One such example of consensus among the jurists who make up
the nation’s highest court was the 9-0 ruling that police need warrants to
search the cellphones of people they arrest. It’s a decision that is likely to
apply to searches of tablets, laptops and other connected devices, as well.

“Modern cellphones are not just another technological
convenience,” Chief Justice John Roberts Jr. wrote for the court. “With all
they contain and all they may reveal, they hold for many Americans ‘the
privacies of life.’ “

Americans have been skeptical of broad police searches since
before the Revolutionary War, in part because British officers were fond of
rummaging through homes in random searches for evidence of rebellious or
criminal activity. The court reasoned that “smart phones” in 2014 are an
extension of the home because they are mini-computers containing more data than
entire houses once did.

The court’s decision was limited to police searches in
connection with most arrests – it’s still legal to conduct a warrantless phone
search in a true emergency – but it reflects a larger societal and business
trend toward protecting digital privacy.

Facebook became somewhat infamous over time for its
complicated privacy settings, which discouraged users from keeping personal
information to themselves and their circle of friends. For much of its 10-year
history, Facebook more or less compelled new users to default to settings that
allowed information to be viewed widely across the Internet.

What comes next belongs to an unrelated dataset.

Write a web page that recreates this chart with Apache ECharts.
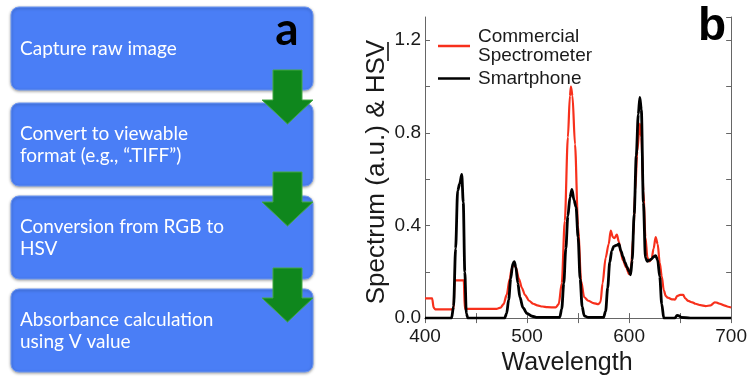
<!DOCTYPE html>
<html>
<head>
<meta charset="utf-8">
<script src="https://cdn.jsdelivr.net/npm/echarts@6/dist/echarts.min.js"></script>
<style>
  html, body { margin: 0; padding: 0; background: #fff; }
  #chart { width: 750px; height: 381px; }
</style>
</head>
<body>
<div id="chart"></div>
<script>
// Spectrum of the light source: commercial spectrometer (a.u.)
const spectrometerNm = [400, 407, 408.5, 410, 428, 429, 438, 439, 470, 474, 477, 480, 483, 485, 487, 489, 492, 495, 498, 502, 506, 510, 515, 520, 528, 531, 534, 537, 540, 542, 543, 544.5, 547, 550, 553, 556, 560, 565, 570, 572, 574, 577, 580, 582, 584, 585.5, 588, 590, 592, 594, 597, 600, 602, 604, 606, 608, 610.5, 612, 614, 616, 618, 620, 622, 624, 626, 628, 630, 632, 634, 636, 638, 642, 645, 647, 650, 653, 655, 658, 662, 665, 670, 675, 680, 684, 686, 688, 690, 693, 697, 700];
const spectrometerVal = [0.085, 0.085, 0.045, 0.038, 0.038, 0.163, 0.163, 0.040, 0.040, 0.045, 0.060, 0.100, 0.170, 0.215, 0.232, 0.220, 0.170, 0.130, 0.100, 0.075, 0.062, 0.055, 0.050, 0.047, 0.046, 0.060, 0.150, 0.420, 0.780, 0.960, 1.000, 0.960, 0.750, 0.400, 0.160, 0.090, 0.075, 0.065, 0.060, 0.070, 0.150, 0.260, 0.320, 0.378, 0.350, 0.345, 0.360, 0.330, 0.280, 0.250, 0.220, 0.190, 0.220, 0.350, 0.550, 0.720, 0.840, 0.780, 0.550, 0.350, 0.260, 0.245, 0.255, 0.300, 0.350, 0.320, 0.240, 0.180, 0.120, 0.095, 0.088, 0.081, 0.080, 0.095, 0.100, 0.100, 0.085, 0.074, 0.068, 0.062, 0.056, 0.052, 0.055, 0.068, 0.067, 0.063, 0.060, 0.055, 0.049, 0.046];

// Smartphone HSV value (V channel)
const smartphoneNm = [400, 426, 428, 430, 432, 434, 436, 437.5, 439, 440.5, 442, 478, 480, 482, 484, 486, 487.5, 489, 491, 493, 496, 500, 505, 510, 532, 534, 536, 538, 540, 542, 544, 546, 548, 550, 552, 554, 556, 560, 575, 577, 579, 581, 583, 585, 588, 590, 592, 594, 596, 598, 600, 601.5, 603, 605, 607, 609, 610.5, 612, 614, 616, 618, 620, 622, 624, 626, 628, 630, 632, 634, 645, 647, 649, 651, 660, 700];
const smartphoneVal = [0, 0, 0.05, 0.30, 0.55, 0.58, 0.62, 0.50, 0.20, 0.02, 0, 0, 0.02, 0.08, 0.17, 0.235, 0.244, 0.22, 0.15, 0.09, 0.045, 0.02, 0.008, 0.003, 0.003, 0.04, 0.15, 0.30, 0.44, 0.52, 0.556, 0.51, 0.48, 0.35, 0.17, 0.05, 0.01, 0.003, 0.003, 0.03, 0.13, 0.24, 0.29, 0.31, 0.315, 0.32, 0.29, 0.265, 0.24, 0.22, 0.20, 0.187, 0.25, 0.45, 0.70, 0.88, 0.953, 0.90, 0.50, 0.26, 0.245, 0.25, 0.255, 0.265, 0.27, 0.25, 0.18, 0.06, 0, 0, 0.012, 0.01, 0.003, 0, 0];

const seriesNames = ['Commercial\nSpectrometer', 'Smartphone'];
const xTicks = [400, 500, 600, 700];
const yTicks = ['0.0', '0.4', '0.8', '1.2'];

// Processing steps of the smartphone workflow
const steps = [
  'Capture raw image',
  'Convert to viewable\nformat (e.g., \u201C.TIFF\u201D)',
  'Conversion from RGB to\nHSV',
  'Absorbance calculation\nusing V value'
];

const chart = echarts.init(document.getElementById('chart'));

const pair = (xs, ys) => xs.map((x, i) => [x, ys[i]]);

// Flowchart boxes and arrows
const boxTops = [7, 103, 196, 289];
const boxH = 83;
const arrowTops = [70, 172, 268];
const graphics = [];
steps.forEach((t, i) => {
  graphics.push({
    type: 'rect', z: 1,
    shape: { x: 11, y: boxTops[i], width: 302, height: boxH, r: 8 },
    style: { fill: '#4a7ef6', stroke: '#6f99f3', lineWidth: 1,
             shadowBlur: 3, shadowOffsetY: 1, shadowColor: 'rgba(0,0,0,0.35)' }
  });
  graphics.push({
    type: 'text', z: 3,
    style: { text: t, x: 20, y: boxTops[i] + 42, fill: '#ffffff',
             font: '19px Lato', lineHeight: 22, verticalAlign: 'middle', align: 'left' }
  });
});
arrowTops.forEach(y0 => {
  graphics.push({
    type: 'polygon', z: 4,
    shape: { points: [[273, y0], [302, y0], [302, y0 + 30], [313, y0 + 30], [287.5, y0 + 54], [262, y0 + 30], [273, y0 + 30]] },
    style: { fill: '#0f871d', stroke: '#45a845', lineWidth: 1 }
  });
});
graphics.push({
  type: 'text', z: 5,
  style: { text: 'a', x: 287, y: 30, fill: '#000', font: 'bold 46px Lato', align: 'center', verticalAlign: 'middle' }
});
graphics.push({
  type: 'text', z: 5,
  style: { text: 'b', x: 712, y: 27, fill: '#000', font: 'bold 46px "Liberation Sans"', align: 'center', verticalAlign: 'middle' }
});
// underline under the V of the rotated y-axis title
graphics.push({
  type: 'line', z: 5,
  shape: { x1: 388, y1: 42, x2: 388, y2: 61 },
  style: { stroke: '#000', lineWidth: 1.5 }
});

const fmtX = v => (xTicks.indexOf(v) >= 0 ? String(v) : '');
const fmtY = v => {
  const s = v.toFixed(1);
  return yTicks.indexOf(s) >= 0 && Math.abs(v / 0.4 - Math.round(v / 0.4)) < 1e-6 ? s : '';
};

const axisLine = { show: true, lineStyle: { color: '#666', width: 1 } };
const axisTick = { show: true, inside: true, length: 5, lineStyle: { color: '#666', width: 1 } };
const labelStyle = { color: '#1a1a1a', fontSize: 19, fontFamily: 'Liberation Sans' };

chart.setOption({
  animation: false,
  backgroundColor: '#ffffff',
  graphic: graphics,
  grid: { left: 425, right: 17, top: 17, bottom: 57, containLabel: false },
  legend: {
    orient: 'vertical', left: 433, top: 22, itemGap: 4,
    icon: 'rect', itemWidth: 32, itemHeight: 2.5,
    textStyle: { fontSize: 19, fontFamily: 'Liberation Sans', color: '#1a1a1a', lineHeight: 19, padding: [0, 0, 0, 3] },
    data: seriesNames
  },
  xAxis: [
    {
      type: 'value', position: 'bottom', min: 400, max: 700, interval: 50,
      axisLine, axisTick, splitLine: { show: false },
      axisLabel: Object.assign({ margin: 9, formatter: fmtX, showMinLabel: true, showMaxLabel: true }, labelStyle),
      name: 'Wavelength', nameLocation: 'middle', nameGap: 28,
      nameTextStyle: { fontSize: 25, fontFamily: 'Liberation Sans', color: '#1a1a1a', padding: [0, 22, 0, 0] }
    },
    {
      type: 'value', position: 'top', min: 400, max: 700, interval: 50,
      axisLine, axisTick, splitLine: { show: false }, axisLabel: { show: false }
    }
  ],
  yAxis: [
    {
      type: 'value', position: 'left', min: 0, max: 1.3, interval: 0.2,
      axisLine, axisTick, splitLine: { show: false },
      axisLabel: Object.assign({ margin: 4, formatter: fmtY, showMaxLabel: false }, labelStyle),
      name: 'Spectrum (a.u.) & HSV', nameLocation: 'middle', nameGap: 35, nameRotate: 90,
      nameTextStyle: { fontSize: 26, fontFamily: 'Liberation Sans', color: '#1a1a1a', padding: [0, 9, 0, 0] }
    },
    {
      type: 'value', position: 'right', min: 0, max: 1.3, interval: 0.2,
      axisLine, axisTick, splitLine: { show: false }, axisLabel: { show: false }
    }
  ],
  series: [
    {
      name: seriesNames[0], type: 'line', data: pair(spectrometerNm, spectrometerVal),
      showSymbol: false, symbol: 'none', smooth: 0.3, smoothMonotone: 'x',
      lineStyle: { color: '#f7301c', width: 2.2 }, itemStyle: { color: '#f7301c' }, z: 2
    },
    {
      name: seriesNames[1], type: 'line', data: pair(smartphoneNm, smartphoneVal),
      showSymbol: false, symbol: 'none', smooth: 0.3, smoothMonotone: 'x',
      lineStyle: { color: '#000000', width: 2.8 }, itemStyle: { color: '#000000' }, z: 3
    }
  ]
});
</script>
</body>
</html>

Today, Facebook appears to be turning a new page. Perhaps
driven by competition from social media services that are more anonymous,
Facebook announced in May it would give a privacy checkup to its nearly 1.3
billion users. It has also explained to users that setting their privacy to
“public” means anyone on the Internet can see their photos and messages. In
June, Facebook also gave users the ability to review information that dictate
how and when product advertising is pushed to them.

Of course, this is the same Facebook that took part in a
recently published study that suggested social media can manipulate the
emotions of users by tweaking what is allowed into those users’ news feeds. The
2012 study changed the news feeds of 689,000 people for a week without their
consent, triggering an outcry from privacy advocates when it was published.

In Europe, where some court rulings have gone so far as to
allow people to erase unflattering or even incriminating web page links,
Internet “cloud” companies are cashing in on consumer demand for greater
privacy.

To lure customers, companies such as Finland-based F-Secure
are pointing out that their data centers are located in the European Union,
where privacy laws are more stringent than those in the United States. They’re
trying to win market share from American companies, such as Amazon, Microsoft
and Google, which remain the gold standard for providing distributed storage
and delivery of digital data.

As the Supreme Court noted in its 9-0 cellphone ruling:
“Privacy comes at a cost.” The world already contains more connected devices –
cellphones, tablets, computers and more – than it does people. Those devices
are producing and storing staggering amounts of data, much of which can be
accessed by people other than those who created it.

It’s unrealistic to believe any law or cybersecurity measure
will turn back the clock in an age of data analytics. It is realistic, however,
to expect that individual liberties and protections that are a part of the
American experience can and must co-exist in a digital age.